Shipbuilder General Dynamics NASSCO laid the keel for the US Navy’s future USNS Miguel Keith (ESB 5) at a ceremony in San Diego on January 30.
A keel laying is the formal recognition of the start of a ship’s construction. It is the joining together of a ship’s modular components and the authentication or etching of the ship sponsors initials into a ceremonial plate.
“A keel laying is the first major milestone in the construction of a new ship,” said Capt. Scot Searles, Strategic Sealift and Theater Sealift program manager, Program Executive Office (PEO) Ships. “The keel is the symbolic backbone of the ship. Over the next several months ESB 5 will begin to take shape and I look forward to seeing its progress as we continue constructing this versatile ship.”
The future USNS Miguel Keith is the fifth Expeditionary Sea Base (ESB) ship of Montford Point-class. The class is comprised of five ships across two variants in support of the Maritime Prepositioning Force.

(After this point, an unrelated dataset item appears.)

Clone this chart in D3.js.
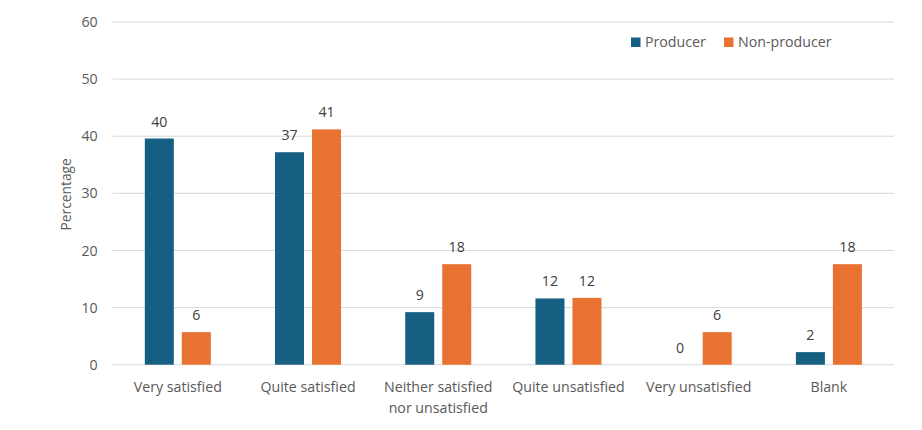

USNS Montford Point (T-ESD 1) and USNS John Glenn (T-ESD 2) have been delivered and are currently in service. The first of the ESB variant, USS Lewis B. Puller (ESB 3), was delivered to the fleet in 2015 as a USNS ship. In August 2017, the ship was commissioned as an USS ship on station in Bahrain. The USNS Hershel “Woody” Williams (ESB 4) was christened in October and is expected to deliver to Military Sealift Command at the end of February.
ESBs are flexible, modular platforms that are optimized to support maritime based missions including special operations force and airborne mine counter measures support operations in addition to humanitarian support and sustainment of traditional military missions.
The ESBs include a four spot flight deck and hangar and a versatile mission deck and are designed around four core capabilities: aviation facilities, berthing, equipment staging support, and command and control assets.